Ce programme permet de maintenir un haut niveau de qualité de fabrication, d’exploitation et de savoir-faire dans un contexte de plus en plus exigeant. Pour accompagner ce programme industriel, dès janvier 2012, l’État a demandé au comité stratégique de la filière nucléaire de rédiger un cahier des charges social. Ce dernier traite des conditions d’exercice de la sous-traitance au sein des installations nucléaires de base exploitées par AREVA, l’ANDRA – l’Agence nationale pour la gestion des déchets radioactifs –, le CEA – le Commissariat à l’énergie atomique et aux énergies alternatives – et EDF. Il est applicable sur nos marchés depuis janvier 2013. C’est un document engageant à la fois pour nous, les exploitants nucléaires, et pour les prestataires.
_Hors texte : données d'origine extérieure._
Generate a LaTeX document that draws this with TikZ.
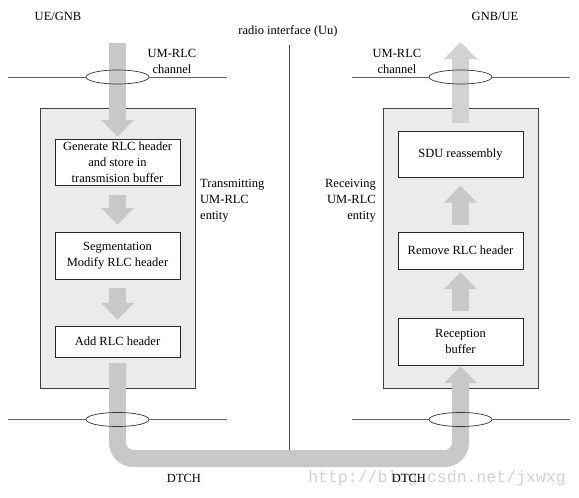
\documentclass[tikz,border=0pt]{standalone}
\usepackage{fontspec}
\setmainfont{Liberation Serif}
\newfontfamily\markfont{Liberation Mono}
\usetikzlibrary{arrows.meta,shapes.geometric}
\definecolor{bandgray}{HTML}{C8C8C8}
\definecolor{bandlight}{HTML}{D2D2D2}
\definecolor{entityfill}{HTML}{EBEBEB}
\tikzset{
  entity/.style={draw=black!75, fill=entityfill, minimum width=155pt, minimum height=280pt, inner sep=0pt},
  stage/.style={draw=black!85, fill=white, minimum width=125pt, align=center, inner sep=0pt,
                font=\fontsize{12.5}{16}\selectfont},
  flow/.style={draw=bandgray, line width=17pt, -{Triangle[width=32pt,length=17pt]}},
  chan/.style={draw=black!60, line width=0.8pt},
  ring/.style={ellipse, draw=black!80, line width=0.7pt, minimum width=63pt, minimum height=14pt, inner sep=0pt},
  lbl/.style={font=\fontsize{12.5}{16}\selectfont, inner sep=0pt},
}
\begin{document}
\begin{tikzpicture}[x=1pt, y=-1pt]
    \useasboundingbox (0,0) rectangle (579,498);

    % Entities
    \node[entity] (tx) at (117.5,248) {};
    \node[entity] (rx) at (460.5,248) {};

    % Separator
    \draw[draw=black!70, line width=0.8pt] (289,45) -- (289,452);

    % Stages
    \node[stage, minimum height=46pt] (gen) at (117.5,162) {Generate RLC header\\and store in\\transmision buffer};
    \node[stage, minimum height=47pt] (seg) at (117.5,255.5) {Segmentation\\Modify RLC header};
    \node[stage, minimum height=31pt] (add) at (117.5,341.5) {Add RLC header};

    \node[stage, minimum height=46pt] (sdu) at (460.5,154.5) {SDU reassembly};
    \node[stage, minimum height=37pt] (rem) at (460.5,250.5) {Remove RLC header};
    \node[stage, minimum height=47pt] (buf) at (460.5,341.5) {Reception\\buffer};

    % Flows
    \coordinate (inL) at (117.5,43);
    \coordinate (outR) at (460.5,42);
    \coordinate (bendL) at (117.5,458.5);
    \coordinate (bendR) at (460.5,458.5);
    \draw[flow, shorten >=2pt] (inL) -- (gen);
    \draw[flow, shorten <=10pt, shorten >=7pt] (gen) -- (seg);
    \draw[flow, shorten <=9pt, shorten >=6pt] (seg) -- (add);
    \draw[flow, rounded corners=16pt, shorten <=6pt, shorten >=1pt] (add.south) -- (bendL) -- (bendR) -- (buf.south);
    \draw[flow, shorten <=7pt, shorten >=3pt] (buf) -- (rem);
    \draw[flow, shorten <=7pt, shorten >=8pt] (rem) -- (sdu);
    \draw[flow, draw=bandlight, shorten <=8pt] (sdu) -- (outR);

    % Channels over the flows
    \node[ring] (chTL) at (117.5,77) {};
    \node[ring] (chTR) at (460.5,77) {};
    \node[ring] (chBL) at (117.5,419.5) {};
    \node[ring] (chBR) at (460.5,419.5) {};
    \draw[chan] (8,77) -- (chTL.west);
    \draw[chan] (chTL.east) -- (227,77);
    \draw[chan] (352,77) -- (chTR.west);
    \draw[chan] (chTR.east) -- (570,77);
    \draw[chan] (8,419.5) -- (chBL.west);
    \draw[chan] (chBL.east) -- (227,419.5);
    \draw[chan] (352,419.5) -- (chBR.west);
    \draw[chan] (chBR.east) -- (570,419.5);

    % Labels
    \node[lbl] (ueL) at (58,16) {UE/GNB};
    \node[lbl] (ueR) at (495,16) {GNB/UE};
    \node[lbl] (uu) at (288,31) {radio interface (Uu)};
    \node[lbl, align=center] (chanL) at (172,61) {UM-RLC\\channel};
    \node[lbl, align=center] (chanR) at (397,61) {UM-RLC\\channel};
    \node[lbl, align=left, anchor=west] (txlbl) at (200,201) {Transmitting\\UM-RLC\\entity};
    \node[lbl, align=right, anchor=east] (rxlbl) at (376,201) {Receiving\\UM-RLC\\entity};
    \node[font=\markfont\fontsize{16.5}{18}\selectfont, text=black!18, inner sep=0pt] (mark) at (437,478) {http://blog.csdn.net/jxwxg};
    \node[lbl] (dtchL) at (184,478) {DTCH};
    \node[lbl] (dtchR) at (409,478) {DTCH};
\end{tikzpicture}
\end{document}
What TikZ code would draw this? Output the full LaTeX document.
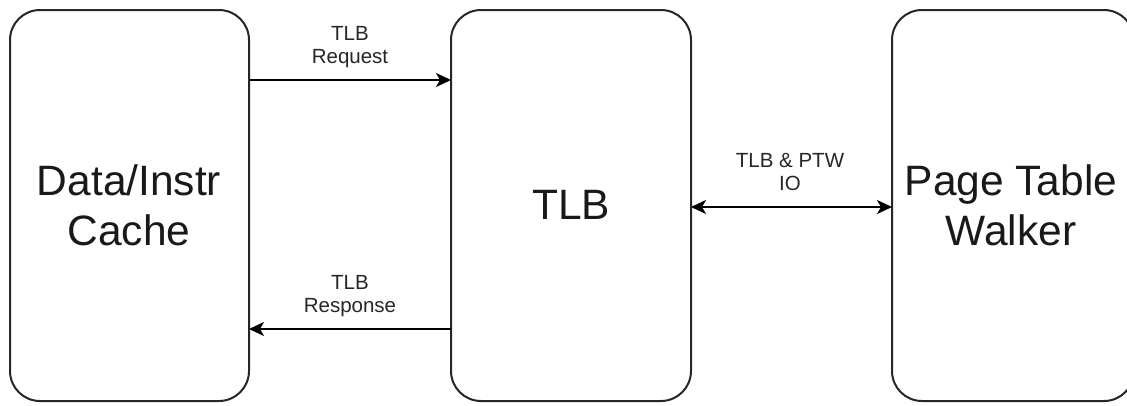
\documentclass[tikz,border=0pt]{standalone}
\usepackage{fontspec}
\setmainfont{Liberation Sans}
\usetikzlibrary{arrows.meta}
\begin{document}
\begin{tikzpicture}[x=1pt,y=-1pt,
  block/.style={draw=black!85,line width=2pt,rounded corners=30pt},
  bigtext/.style={font=\fontsize{42.5}{50}\selectfont,align=center,text=black!90},
  lbl/.style={font=\fontsize{20.5}{23.5}\selectfont,align=center,text=black!85},
  hd/.tip={Stealth[length=15pt,width=14pt,inset=4pt]},
  link/.style={line width=1.8pt,-hd}]
\useasboundingbox (0,0) rectangle (1127,405);
\begin{scope}
\clip (0,0) rectangle (1127,405);
\draw[block] (10,10) rectangle (249,401);
\draw[block] (451,10) rectangle (691,401);
\draw[block] (892,10) rectangle (1134,401);
\end{scope}
\coordinate (cR) at (249,80);
\coordinate (tR) at (451,80);
\coordinate (tS) at (451,329);
\coordinate (cS) at (249,329);
\coordinate (tW) at (691,207);
\coordinate (wW) at (892,207);
\node[bigtext] (cache) at (129,205) {Data/Instr\\Cache};
\node[bigtext] (tlb) at (571,205) {TLB};
\node[bigtext] (ptw) at (1011,205) {Page Table\\Walker};
\draw[link] (cR) -- (tR);
\draw[link] (tS) -- (cS);
\draw[link,hd-hd] (tW) -- (wW);
\node[lbl] (req) at (350,47) {TLB\\Request};
\node[lbl] (resp) at (350,296) {TLB\\Response};
\node[lbl] (io) at (790,172) {TLB \& PTW\\IO};
\end{tikzpicture}
\end{document}
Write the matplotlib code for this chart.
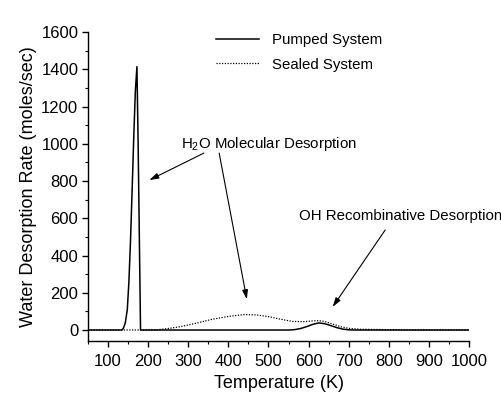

L’ensemble de ces dispositions accompagne un programme d’investissements d’ampleur qui doit nous permettre de développer un nouveau nucléaire sûr, propre et compétitif, de façon à nous mettre en situation de renouveler tout ou partie de notre parc nucléaire à partir de la fin des années 2020. Ce développement d’un nouveau nucléaire passe prioritairement par la finalisation du projet Flamanville 3. Mener ce projet à son terme dans le cadre du nouvel échéancier annoncé est une priorité absolue pour nous tous. Toute l’expérience acquise bénéficiera aux projets d’EPR à venir, au premier rang desquels Hinkley Point, en Grande-Bretagne, et à la préparation de l’EPR nouveau modèle, qui sera le fer de lance du renouvellement total ou partiel du parc existant. La crédibilité d’EDF en tant qu’exploitant nucléaire de premier plan sera renforcée par la réalisation de nos nouveaux réacteurs, tant à l’international qu’en France, qui permettront de fournir dans de nombreux endroits du monde une électricité sûre, compétitive, bas carbone et porteuse d’emplois.